Flooding: Flooding involves bringing the client into direct contact with their most feared object or situation straight away and keeping them in contact with it until their fear and associated anxiety disappear. Relating this back to Ambulophobia, an example of flooding would be to push the sufferer to walk a kilometre, straight up.
Non-fear modelling: It could be said that non-fear modelling is the same process as fear modelling but the emotion or reaction to the phobic stimulus is different. So in non-fear modelling there will be a person showing, either subconciously or purposely that the phobic stimulus needn't be one - that the anxiety associated with the phobia is unnecessary. In reference to ambulophobia, this may be done by simply walking around the person, without drawing attention to the act or by drawing attention to the fact that walking is harmless. It could be quite a powerful technique as one learns so much from what they observe, whether they are conscious of it or not.
Gather accurate infomation and facts: By findng out more infomation on something or perhaps informing the sufferer of the accurate infomation - quite simply giving the sufferer a bit of a reality check, that walking is an essential, normal part of life, that one cannot really function without it.

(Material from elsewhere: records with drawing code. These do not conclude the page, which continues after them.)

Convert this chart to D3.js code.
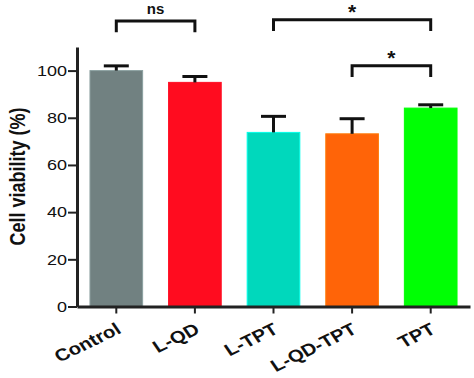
<!DOCTYPE html>
<html>
<head>
<meta charset="utf-8">
<script src="https://cdn.jsdelivr.net/npm/d3@7"></script>
<style>
  body { margin: 0; background: #fff; }
  text { font-family: "Liberation Sans", Arial, sans-serif; }
</style>
</head>
<body>
<div id="chart"></div>
<script>
// data
const groups = ["Control", "L-QD", "L-TPT", "L-QD-TPT", "TPT"];
const means = [100, 95, 73.8, 73.2, 84.1];
const errs = [2, 2.5, 6.8, 6.4, 1.4];
const colors = ["#718181", "#ff0c1f", "#00d8bc", "#ff6408", "#00ff04"];
const yTicks = [0, 20, 40, 60, 80, 100];
// significance brackets: from, to, label, level (in y units)
const sigFrom = ["Control", "L-TPT", "L-QD-TPT"];
const sigTo = ["L-QD", "TPT", "TPT"];
const sigLabel = ["ns", "*", "*"];
const sigLevel = [121, 121.5, 102];

const W = 474, H = 378;
const margin = {top: 47, right: 4, bottom: 71.5, left: 77};
const stretch = 1.2; // the original figure is a bit wide, text looks stretched

const svg = d3.select("#chart").append("svg")
  .attr("width", W).attr("height", H);

const x = d3.scaleBand()
  .domain(groups)
  .range([margin.left, W - margin.right])
  .paddingInner(0.33)
  .paddingOuter(0.165);

const y = d3.scaleLinear()
  .domain([0, 110])
  .range([H - margin.bottom, margin.top]);

const data = groups.map((g, i) => ({g: g, m: means[i], e: errs[i], c: colors[i]}));

// bars
svg.selectAll(".bar").data(data).enter().append("rect")
  .attr("x", d => x(d.g))
  .attr("y", d => y(d.m))
  .attr("width", x.bandwidth())
  .attr("height", d => y(0) - y(d.m))
  .attr("fill", d => d.c)
  .attr("stroke", d => d3.color(d.c).brighter(0.6))
  .attr("stroke-width", 1);

// error bars (upper only)
const cap = 12.5;
const eb = svg.selectAll(".err").data(data).enter().append("g");
eb.append("line")
  .attr("x1", d => x(d.g) + x.bandwidth() / 2)
  .attr("x2", d => x(d.g) + x.bandwidth() / 2)
  .attr("y1", d => y(d.m))
  .attr("y2", d => y(d.m + d.e))
  .attr("stroke", "#111").attr("stroke-width", 3);
eb.append("line")
  .attr("x1", d => x(d.g) + x.bandwidth() / 2 - cap)
  .attr("x2", d => x(d.g) + x.bandwidth() / 2 + cap)
  .attr("y1", d => y(d.m + d.e))
  .attr("y2", d => y(d.m + d.e))
  .attr("stroke", "#111").attr("stroke-width", 3);

// y axis
const yAxis = svg.append("g")
  .attr("transform", "translate(" + margin.left + ",0)")
  .call(d3.axisLeft(y).tickValues(yTicks).tickSize(9).tickPadding(2).tickSizeOuter(0));
yAxis.select(".domain").attr("stroke", "#222").attr("stroke-width", 3);
yAxis.selectAll(".tick line").attr("stroke", "#222").attr("stroke-width", 2);
yAxis.selectAll(".tick text")
  .attr("fill", "#111")
  .attr("x", 0)
  .attr("transform", "translate(-10,0) scale(" + stretch + ",1)")
  .style("font-size", "15px")
  .style("font-family", "Liberation Sans, Arial, sans-serif");

// x axis
const xAxis = svg.append("g")
  .attr("transform", "translate(0," + y(0) + ")")
  .call(d3.axisBottom(x).tickSize(7).tickSizeOuter(0));
xAxis.select(".domain").attr("stroke", "#222").attr("stroke-width", 3);
xAxis.selectAll(".tick line").attr("stroke", "#222").attr("stroke-width", 2);
xAxis.selectAll(".tick text")
  .attr("fill", "#111")
  .attr("text-anchor", "end")
  .attr("dy", 0)
  .attr("y", 0)
  .attr("transform", "translate(6,26) scale(" + stretch + ",1) rotate(-30)")
  .style("font-size", "17px")
  .style("font-weight", "bold")
  .style("font-family", "Liberation Sans, Arial, sans-serif");

// y title
svg.append("text")
  .attr("transform", "translate(25,176.5) scale(" + stretch + ",1) rotate(-90)")
  .attr("text-anchor", "middle")
  .attr("fill", "#111")
  .style("font-size", "18px")
  .style("font-weight", "bold")
  .text("Cell viability (%)");

// significance brackets
const drop = 4.7;
sigFrom.forEach((f, i) => {
  const x1 = x(f) + x.bandwidth() / 2;
  const x2 = x(sigTo[i]) + x.bandwidth() / 2;
  const yl = y(sigLevel[i]);
  const yd = y(sigLevel[i] - drop);
  svg.append("path")
    .attr("d", "M" + x1 + "," + yd + "V" + yl + "H" + x2 + "V" + yd)
    .attr("fill", "none")
    .attr("stroke", "#111")
    .attr("stroke-width", 3);
  const isStar = sigLabel[i] === "*";
  svg.append("text")
    .attr("x", (x1 + x2) / 2)
    .attr("y", isStar ? yl - 1 : yl - 7)
    .attr("text-anchor", "middle")
    .attr("fill", "#111")
    .style("font-size", isStar ? "21px" : "15px")
    .style("font-weight", "bold")
    .text(sigLabel[i]);
});
</script>
</body>
</html>
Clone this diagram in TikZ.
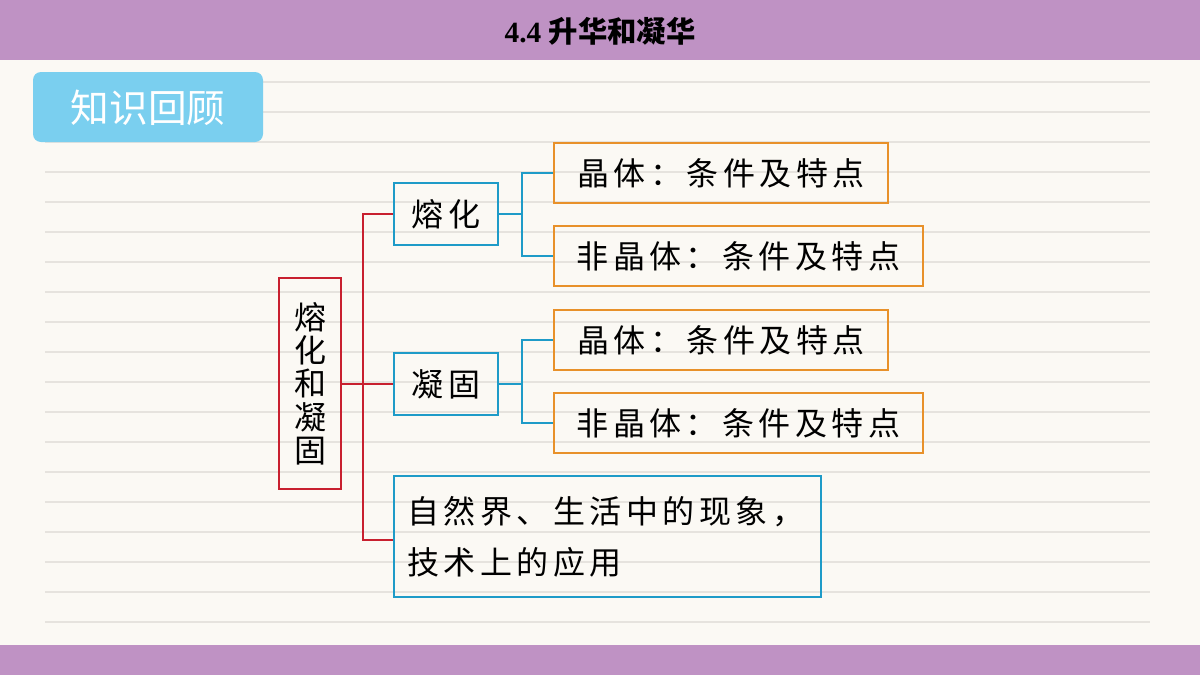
\documentclass[tikz,border=0pt]{standalone}
\usepackage{fontspec}
\newfontfamily\cjk[LetterSpace=14]{Noto Sans CJK SC}
\newfontfamily\cjkn{Noto Sans CJK SC}
\setmainfont{Liberation Serif}
\definecolor{purp}{HTML}{BF92C4}
\definecolor{cream}{HTML}{FBF9F4}
\definecolor{rule}{HTML}{E6E3DE}
\definecolor{sky}{HTML}{7ACFEF}
\definecolor{myred}{HTML}{C8202F}
\definecolor{myblue}{HTML}{1E9BC8}
\definecolor{myorange}{HTML}{E8912A}
\tikzset{
 bx/.style={draw=#1, line width=1.5pt, inner xsep=13pt, inner ysep=0pt, anchor=north west, align=left, text=black, font=\cjk\fontsize{24}{32}\selectfont},
 redl/.style={myred, line width=1.5pt},
 bluel/.style={myblue, line width=1.5pt}
}
\begin{document}
\begin{tikzpicture}[x=0.75pt,y=-0.75pt]
\useasboundingbox (0,0) rectangle (1200,675);
\fill[cream] (0,0) rectangle (1200,675);
\foreach \y in {82,112,...,622} \draw[rule, line width=0.8pt] (45,\y) -- (1150,\y);
\fill[purp] (0,0) rectangle (1200,60);
\fill[purp] (0,645) rectangle (1200,675);
\node (title) at (600,31) {\bfseries\fontsize{22}{26}\selectfont 4.4 {\cjkn 升华和凝华}};
\fill[sky, rounded corners=6pt] (33,72) rectangle (263,142);
\node[white] (zs) at (148,108) {\cjkn\fontsize{29}{32}\selectfont 知识回顾};
% boxes
\node[draw=myred, line width=1.5pt, anchor=north west, minimum width=62*0.75pt, minimum height=211*0.75pt] (main) at (278,277) {};
\node[font=\cjkn\fontsize{24}{27}\selectfont, align=center, text=black] at (main.center) {熔\\[-2pt]化\\[-2pt]和\\[-2pt]凝\\[-2pt]固};
\node[bx=myblue, minimum width=104*0.75pt, minimum height=62*0.75pt, inner xsep=8pt] (rh) at (393,182) {熔化};
\node[bx=myblue, minimum height=62*0.75pt, inner xsep=8pt, minimum width=104*0.75pt] (ng) at (393,352) {凝固};
\node[bx=myblue, minimum width=423*0.75pt, minimum height=121*0.75pt, inner xsep=10pt, text width=400*0.75pt] (zr) at (393,475) {自然界、生活中的现象，\\[6pt]技术上的应用};
\node[bx=myorange, minimum width=334*0.75pt, minimum height=60*0.75pt] (a1) at (553,142) {晶体：条件及特点};
\node[bx=myorange, minimum width=369*0.75pt, minimum height=60*0.75pt] (a2) at (553,225) {非晶体：条件及特点};
\node[bx=myorange, minimum width=334*0.75pt, minimum height=60*0.75pt] (b1) at (553,309) {晶体：条件及特点};
\node[bx=myorange, minimum width=369*0.75pt, minimum height=60*0.75pt] (b2) at (553,392) {非晶体：条件及特点};
% connectors
\coordinate (zw) at (393,540);
\draw[redl] (ng.west) -- (main.east |- ng.west);
\draw[redl] (rh.west) -| (363,383) |- (zw);
\draw[bluel] (rh.east) -- (rh.east -| 522,0);
\draw[bluel] (a1.west) -| (522,213) |- (a2.west);
\draw[bluel] (ng.east) -- (ng.east -| 522,0);
\draw[bluel] (b1.west) -| (522,383) |- (b2.west);
\end{tikzpicture}
\end{document}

Anxiety is a state of psychological arousal associated with feeling of apprehension, worry and/or uneasiness that something wrong or unpleasant is going to happen. For some this state comes fleetingly, for others it is a disorder.
The term ‘Anxiety Disorder’ is used to describe a group of disorders that are characterized by chronic feelings of anxiety, distress, nervousness, and apprehension or fear about the future, with a negative effect. Of course there are situations where it is 'normal' or 'expected' to feel anxiety, however, if levels of anxiety are inappropriate in relation to the situation, this may indicate an anxiety disorder. An example of an anxiety disorder is a Phobia.
A phobia is an excessive or unreasonable fear directed towards a particular object, situation or event that causes significant distress or interferes with everyday functioning. In the case of Ambulophobia, the fear is directed to walking meaning individuals with the disorder suffer such symptoms of anxiety as dry mouth, breathlessness, panic attacks, trembling, nausea, fainting and a sense of a lose of control when they may need to walk or even when walking is mentioned. Hence sufferers will avoid walking, in many cases their being becomes bound to a chair.